One of our most popular grants is Dickinson Law’s signature Commonwealth Scholars Grant, which is a $20,000 per year grant awarded to all Penn State Dickinson Law students who are residents of Pennsylvania at the time of application. As part of the Commonwealth’s flagship state university, the Commonwealth Scholars Grant is designed to reduce the financial burden on residents who seek to remain in Pennsylvania for law school. Another popular grant that Penn State Dickinson Law offers is the Public Interest Scholars Grant, which recognizes the long history of public interest service by students and alumni. Penn State Dickinson Law also offers need-based grants to students who demonstrate significant financial need. Receipt of any of these grants does not preclude students from receiving merit-based scholarship aid, which is awarded based on a holistic review of an applicant’s file and does not require a separate application.

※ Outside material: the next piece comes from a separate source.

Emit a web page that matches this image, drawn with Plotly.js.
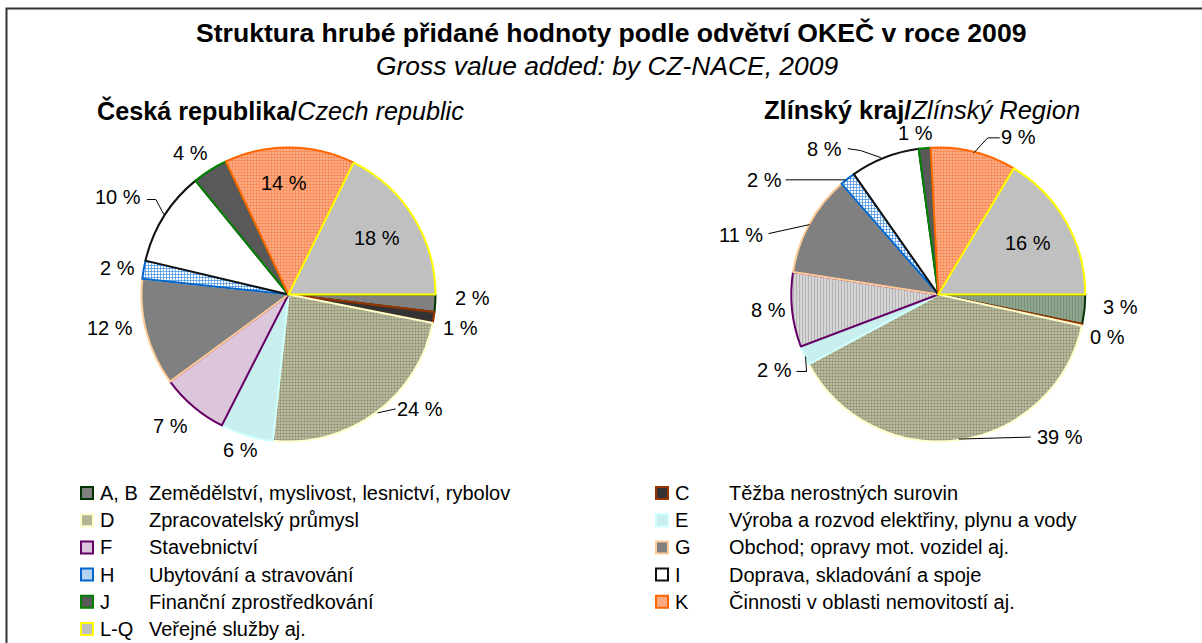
<!DOCTYPE html>
<html>
<head>
<meta charset="utf-8">
<script src="https://cdn.plot.ly/plotly-3.0.1.min.js"></script>
<style>html,body{margin:0;padding:0;background:#fff;}#chart{width:1202px;height:643px;}</style>
</head>
<body>
<div id="chart"></div>
<script>
// ---- data ----
const categories = ['A, B','C','D','E','F','G','H','I','J','K','L-Q'];
const descriptions = [
  'Zemědělství, myslivost, lesnictví, rybolov',
  'Těžba nerostných surovin',
  'Zpracovatelský průmysl',
  'Výroba a rozvod elektřiny, plynu a vody',
  'Stavebnictví',
  'Obchod; opravy mot. vozidel aj.',
  'Ubytování a stravování',
  'Doprava, skladování a spoje',
  'Finanční zprostředkování',
  'Činnosti v oblasti nemovitostí aj.',
  'Veřejné služby aj.'
];
const czValues = [1.9, 1.2, 23.6, 5.8, 7.4, 11.8, 2.0, 10.4, 3.9, 14.3, 17.7];
const zlValues = [3.2, 0.2, 38.7, 2.1, 8.2, 11.1, 1.7, 7.6, 1.3, 9.4, 16.4];
const titleText = 'Struktura hrubé přidané hodnoty podle odvětví OKEČ v roce 2009';
const subtitleText = 'Gross value added: by CZ-NACE, 2009';
const czHeading = '<b>Česká republika/</b><i>Czech republic</i>';
const zlHeading = '<b>Zlínský kraj/</b><i>Zlínský Region</i>';

// ---- styles ----
const W = 1202, H = 643;
const FONT = 'Liberation Sans, Arial, sans-serif';
const czFill = ['#808080','#333333','#b4b497','#c8eeee','#dcc6dc','#808080','#b5d3f2','#ffffff','#595959','#f8a982','#c0c0c0'];
const zlFill = ['#879c84','#333333','#b4b497','#c8eeee','#d2d2d2','#808080','#b5d3f2','#ffffff','#595959','#f8a982','#c0c0c0'];
const borders = ['#003300','#993300','#ffffcc','#ccffff','#660066','#ffcc99','#0066cc','#111111','#008000','#ff6600','#ffff00'];
const czPattern = {shape: ['','','.','','','','+','','','.',''],
  fgcolor: ['#000','#000','#8a8a6e','#000','#000','#000','#3a8ae0','#000','#000','#ff7a3a','#000'],
  bgcolor: ['#808080','#333333','#bdbda2','#c8eeee','#dcc6dc','#808080','#ffffff','#ffffff','#595959','#f9b08e','#c0c0c0'],
  size: 3, solidity: 0.4};
const zlPattern = {shape: ['|','','.','','|','','+','','','.',''],
  fgcolor: ['#78927a','#000','#8a8a6e','#000','#b4b4b4','#000','#3a8ae0','#000','#000','#ff7a3a','#000'],
  bgcolor: ['#92a68f','#333333','#bdbda2','#c8eeee','#d9d9d9','#808080','#ffffff','#ffffff','#595959','#f9b08e','#c0c0c0'],
  size: 3, solidity: 0.4};

const R = 147;
const pies = [
  {values: czValues, fill: czFill, pattern: czPattern, cx: 288.5, cy: 294.5,
   // per-label: [dx, dy] offset from slice edge point, or inside factor; optional leader (relative to edge point)
   lab: [
     {d:[37,-5]}, {d:[27,10.5]}, {d:[44,-4], lead:[[2,0],[20,-4]]}, {d:[-6,15]}, {d:[-23,19]},
     {d:[-37,-5]}, {d:[-26,-2]}, {d:[-46,-20], lead:[[0,-2],[-8,-17],[-17,-17]]}, {d:[-20,-17]},
     {k:0.75, d:[-6,-1]}, {k:0.7, d:[1,-2]}
   ]},
  {values: zlValues, fill: zlFill, pattern: zlPattern, cx: 938.3, cy: 294.5,
   lab: [
     {d:[36,-2]}, {d:[25,12]}, {d:[101,-3], lead:[[0,-1],[72,-3]]}, {d:[-30,15], lead:[[1,1],[2,16],[-8,16]]},
     {d:[-24,0]}, {d:[-69,11], lead:[[0,1],[-41,10]]}, {d:[-83,1], lead:[[-2,1],[-62,1]]},
     {d:[-60,-9], lead:[[-4,0],[-24,-7],[-37,-9]]}, {d:[-9,-15]}, {d:[45,-15], lead:[[0,1],[14,-14],[26,-14]]},
     {k:0.7, d:[0,-1]}
   ]}
];

const px = x => x / W;
const py = y => 1 - y / H;

const traces = [];
const annotations = [];
const shapes = [];

pies.forEach(p => {
  traces.push({
    type: 'pie', values: p.values, labels: categories, sort: false,
    direction: 'clockwise', rotation: 90, textinfo: 'none', hoverinfo: 'label+percent',
    showlegend: false,
    marker: {colors: p.fill, line: {color: borders, width: 2}, pattern: p.pattern},
    domain: {x: [px(p.cx - R), px(p.cx + R)], y: [py(p.cy + R), py(p.cy - R)]}
  });
  const total = p.values.reduce((a, b) => a + b, 0);
  let cum = 0;
  p.values.forEach((v, i) => {
    const mid = (cum + v / 2) / total * 2 * Math.PI;
    cum += v;
    const L = p.lab[i];
    const k = L.k || 1;
    const ex = p.cx + R * Math.cos(mid), ey = p.cy + R * Math.sin(mid);
    const bx = p.cx + R * k * Math.cos(mid), by = p.cy + R * k * Math.sin(mid);
    annotations.push({
      xref: 'paper', yref: 'paper', x: px(bx + L.d[0]), y: py(by + L.d[1]),
      xanchor: 'center', yanchor: 'middle', showarrow: false,
      text: Math.round(v / total * 100) + ' %', font: {family: FONT, size: 20, color: '#000'}
    });
    if (L.lead) {
      const path = L.lead.map((q, j) => (j ? 'L' : 'M') + px(ex + q[0]).toFixed(5) + ',' + py(ey + q[1]).toFixed(5)).join(' ');
      shapes.push({type: 'path', xref: 'paper', yref: 'paper', path: path, line: {color: '#000', width: 1}});
    }
  });
});

// titles
annotations.push({xref:'paper', yref:'paper', x: px(611), y: py(33), xanchor:'center', yanchor:'middle', showarrow:false,
  text: '<b>' + titleText + '</b>', font:{family: FONT, size: 26.6, color:'#000'}});
annotations.push({xref:'paper', yref:'paper', x: px(606.5), y: py(66), xanchor:'center', yanchor:'middle', showarrow:false,
  text: '<i>' + subtitleText + '</i>', font:{family: FONT, size: 26.4, color:'#000'}});
annotations.push({xref:'paper', yref:'paper', x: px(95), y: py(110), xanchor:'left', yanchor:'middle', showarrow:false,
  text: czHeading, font:{family: FONT, size: 25.2, color:'#000'}});
annotations.push({xref:'paper', yref:'paper', x: px(762), y: py(110), xanchor:'left', yanchor:'middle', showarrow:false,
  text: zlHeading, font:{family: FONT, size: 25.5, color:'#000'}});

// custom legend (two columns)
const legCols = [{mx: 87, cx: 98, dx: 147}, {mx: 662, cx: 673, dx: 727}];
const legY0 = 493, legStep = 27.2;
categories.forEach((c, i) => {
  const col = legCols[i % 2];
  const y = legY0 + Math.floor(i / 2) * legStep;
  shapes.push({type:'rect', xref:'paper', yref:'paper', x0: px(col.mx - 6), x1: px(col.mx + 6), y0: py(y + 6), y1: py(y - 6),
    fillcolor: czFill[i], line:{color: borders[i], width: 2}});
  annotations.push({xref:'paper', yref:'paper', x: px(col.cx), y: py(y), xanchor:'left', yanchor:'middle', showarrow:false,
    text: c, font:{family: FONT, size: 20, color:'#000'}});
  annotations.push({xref:'paper', yref:'paper', x: px(col.dx), y: py(y), xanchor:'left', yanchor:'middle', showarrow:false,
    text: descriptions[i], font:{family: FONT, size: 20, color:'#000'}});
});

// outer frame
shapes.push({type:'path', xref:'paper', yref:'paper',
  path: 'M' + px(6.5) + ',' + py(H + 5) + ' L' + px(6.5) + ',' + py(8.5) + ' L' + px(W + 5) + ',' + py(8.5),
  line:{color:'#333333', width: 2}});

const layout = {
  width: W, height: H, margin: {l:0, r:0, t:0, b:0},
  paper_bgcolor: '#ffffff', plot_bgcolor: '#ffffff',
  showlegend: false, annotations: annotations, shapes: shapes,
  font: {family: FONT}
};
Plotly.newPlot('chart', traces, layout, {displayModeBar: false, staticPlot: true});
</script>
</body>
</html>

How do you anticipate the current pandemic will impact the grant program in the future?
The economic implications of the pandemic have already begun to impact higher education. Colleges and universities across the nation are redoubling efforts to address the fiscal impact of the pandemic. Penn State Dickinson Law is no exception. The Pennsylvania State University and Penn State Dickinson Law are committed to the land-grant mission, which means ensuring that legal education remains accessible and affordable to support the citizens of the Commonwealth and those of the larger community in the protections secured by the rule of law. Accordingly, Penn State Dickinson Law will make every effort to preserve the availability of scholarships and grants by continuing to engage in sound fiscal planning in support of the delivery of its excellent program of legal education.
What else would you like us to know about Penn State Dickinson Law?
We made a nine-position rise to #62 in the 2021 U.S. News & World Report Best Graduate Schools – Best Law Schools. Also, 24% of tenured and tenure-track faculty are African American. As of July 2020 Penn State Dickinson Law ranked #1 in law schools that help students with tuition.